Your contrapositive is correct.

To actually prove the contrapositive, use the hint they've given. Suppose that \(p\) is composite. Then there exists a prime factor \( p_1 \) of \(p\). However, carefully note that because \(p_1\) is a prime divisor of \(p\), that \(1 < p_1 < p\).

We wish to only prove a "there-exists" statement as you correctly stated, so we may choose our values for \(a\) and \(b\). Make the specific choice \(a=p_1\) and \(b=\frac{p}{p_1}\) as they've given in the hint. Then on one hand, it is clearly true that \( ab = p \), so the obvious fact that \( p\mid p\) implies \(p\mid ab\).

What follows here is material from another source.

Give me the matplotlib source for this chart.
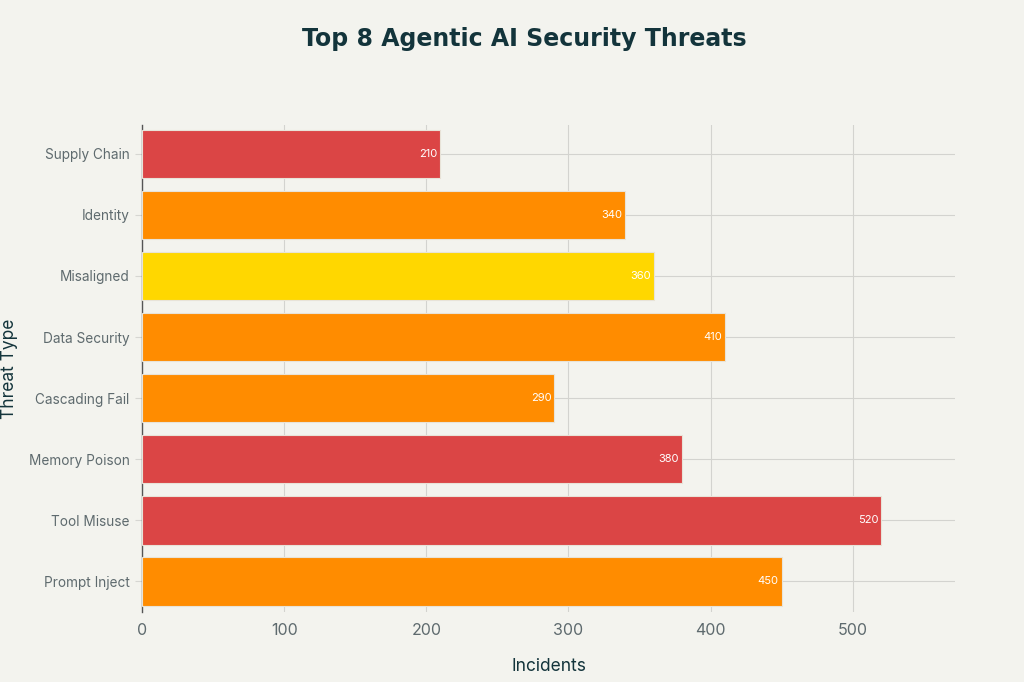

On the other hand, we know that \(p_1 < p\). Therefore it's impossible that \( p \mid p_1 \), since no integer is divisible by any integer less than it. Therefore \( p\not\mid a\).

Likewise, since \(p_1 > 1\), it follows that \(\frac{p}{p_1} < \frac{p}{1} = p\). That is, \( \frac{p}{p_1}\) is also an integer strictly less than \(p\). Hence \(p \not\mid \frac{p}{p_1} \), i.e. \(p \not\mid b\).

And the contrapositive has now been proven.